Desservir la périphérie

Le soulagement des acteurs de la mobilité s’explique aussi par un accord, conclu le 8 septembre, entre l’État et Ile-de-France Mobilités, l’autorité qui administre les transports en région parisienne. L’État s’est engagé à prendre à sa charge, à terme, le manque à gagner des transports franciliens depuis le mois de mars, soit 2,6 milliards d’euros. « Nous espérons que cet accord fera jurisprudence pour les autres réseaux », se réjouit le Gart.

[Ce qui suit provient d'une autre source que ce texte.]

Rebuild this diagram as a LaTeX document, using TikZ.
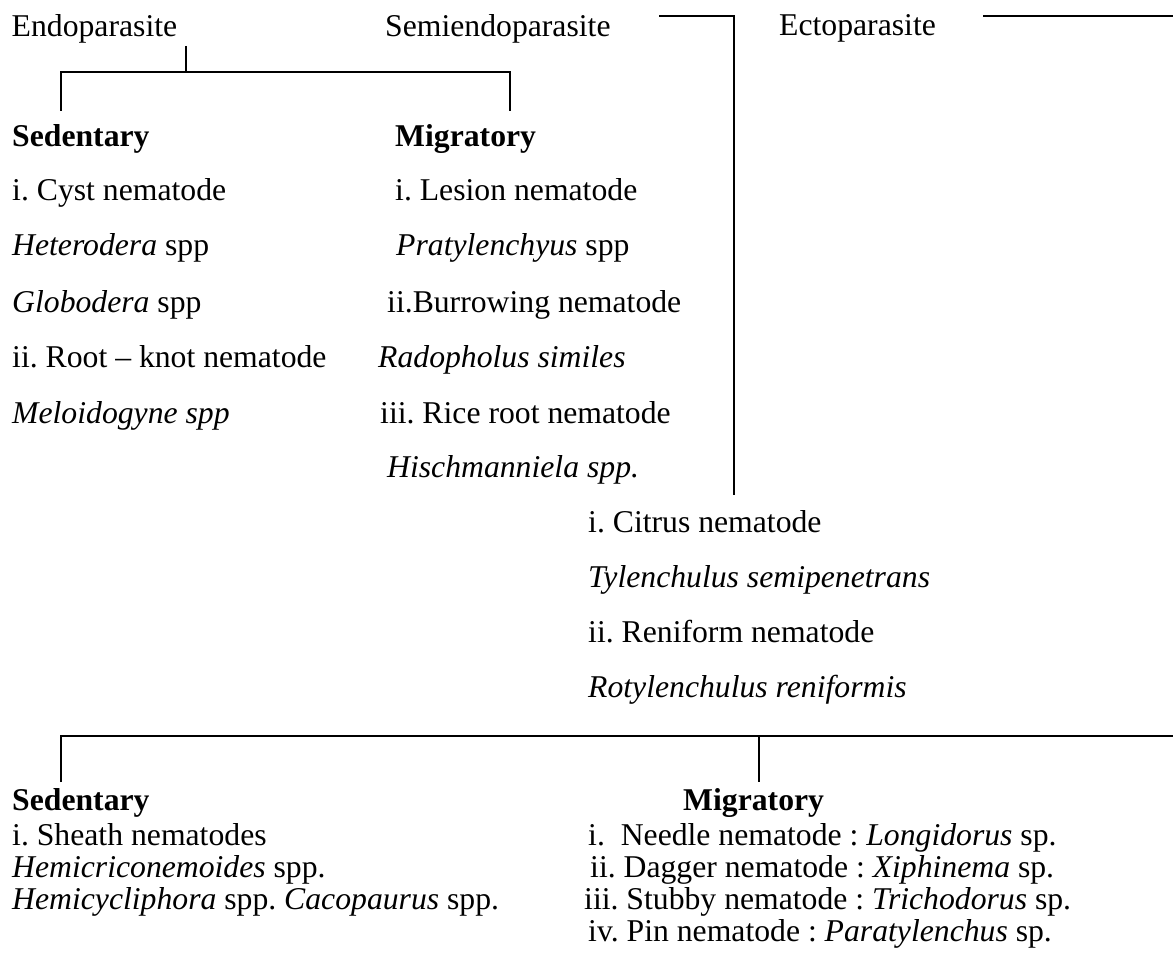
\documentclass[tikz,border=0pt]{standalone}
\usepackage{fontspec}
\setmainfont{Liberation Serif}
\frenchspacing
\begin{document}
\begin{tikzpicture}[x=1pt,y=-1pt,
  txt/.style={inner sep=0pt, anchor=base west, font=\fontsize{31.7pt}{38pt}\selectfont},
  conn/.style={line width=1.6pt, black}]
\useasboundingbox (0,0) rectangle (1173,960);
% top row
\node[txt] (endo) at (11.5,37) {Endoparasite};
\node[txt] (semi) at (385,37) {Semiendoparasite};
\node[txt] (ecto) at (779,36) {Ectoparasite};
% endoparasite: sedentary
\node[txt] (sedA) at (12,147) {\textbf{Sedentary}};
\node[txt] (sa1) at (12,201) {i. Cyst nematode};
\node[txt] (sa2) at (12,256) {\textit{Heterodera} spp};
\node[txt] (sa3) at (12,312) {\textit{Globodera} spp};
\node[txt] (sa4) at (12,367) {ii. Root -- knot nematode};
\node[txt] (sa5) at (12,423) {\textit{Meloidogyne spp}};
% endoparasite: migratory
\node[txt] (migA) at (395,147) {\textbf{Migratory}};
\node[txt] (ma1) at (395,201) {i. Lesion nematode};
\node[txt] (ma2) at (396,256) {\textit{Pratylenchyus} spp};
\node[txt] (ma3) at (387,312) {ii.Burrowing nematode};
\node[txt] (ma4) at (378,367) {\textit{Radopholus similes}};
\node[txt] (ma5) at (380,423) {iii. Rice root nematode};
\node[txt] (ma6) at (387,477) {\textit{Hischmanniela spp.}};
% semiendoparasite
\node[txt] (c1) at (588,532) {i. Citrus nematode};
\node[txt] (c2) at (588,587) {\textit{Tylenchulus semipenetrans}};
\node[txt] (c3) at (588,642) {ii. Reniform nematode};
\node[txt] (c4) at (588,697) {\textit{Rotylenchulus reniformis}};
% ectoparasite: sedentary
\node[txt] (sedB) at (12,810) {\textbf{Sedentary}};
\node[txt] (sb1) at (12,845) {i. Sheath nematodes};
\node[txt] (sb2) at (12,877) {\textit{Hemicriconemoides} spp.};
\node[txt] (sb3) at (12,909) {\textit{Hemicycliphora} spp. \textit{Cacopaurus} spp.};
% ectoparasite: migratory
\node[txt] (migB) at (683,810) {\textbf{Migratory}};
\node[txt] (mb1) at (588,845) {i.\hspace{0.5em}Needle nematode : \textit{Longidorus} sp.};
\node[txt] (mb2) at (590,877) {ii. Dagger nematode : \textit{Xiphinema} sp.};
\node[txt] (mb3) at (584,909) {iii. Stubby nematode : \textit{Trichodorus} sp.};
\node[txt] (mb4) at (588,941) {iv. Pin nematode : \textit{Paratylenchus} sp.};
% connector points
\coordinate (e1) at (186,46);
\coordinate (e2) at (186,72);
\coordinate (bl) at (61,72);
\coordinate (br) at (510,72);
\coordinate (bl2) at (61,111);
\coordinate (br2) at (510,111);
\coordinate (s1) at (659,16);
\coordinate (s2) at (734,16);
\coordinate (s3) at (734,495);
\coordinate (x1) at (983,16);
\coordinate (x2) at (1173,16);
\coordinate (y1) at (61,782);
\coordinate (y2) at (61,736);
\coordinate (y3) at (1173,736);
\coordinate (ym) at (759,736);
\coordinate (ym2) at (759,782);
% connectors
\draw[conn] (e1) -- (e2);
\draw[conn] (bl2) -- (bl) -- (br) -- (br2);
\draw[conn] (s1) -- (s2) -- (s3);
\draw[conn] (x1) -- (x2);
\draw[conn] (y1) -- (y2) -- (y3);
\draw[conn] (ym) -- (ym2);
\end{tikzpicture}
\end{document}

Toutefois, l’épidémie et les mesures sanitaires pourraient bousculer l’équilibre du secteur. « Le covoiturage et l’autopartage pourraient être des victimes collatérales du Covid-19 », estime Arnaud Leroy. L’appétence des citadins pour le vélo, qui se confirme semaine après semaine, amène les collectivités à aménager l’espace public en conséquence. Cette vague cycliste a aussi des effets sur les transports publics. « Dans les centres-villes, les déplacements se font moins en transports en commun. Ce peut être l’occasion de redéployer les moyens en périphérie de l’agglomération », estime Thierry Mallet. Un tramway qui circule à moitié vide serait plus utile pour desservir les communes de banlieue.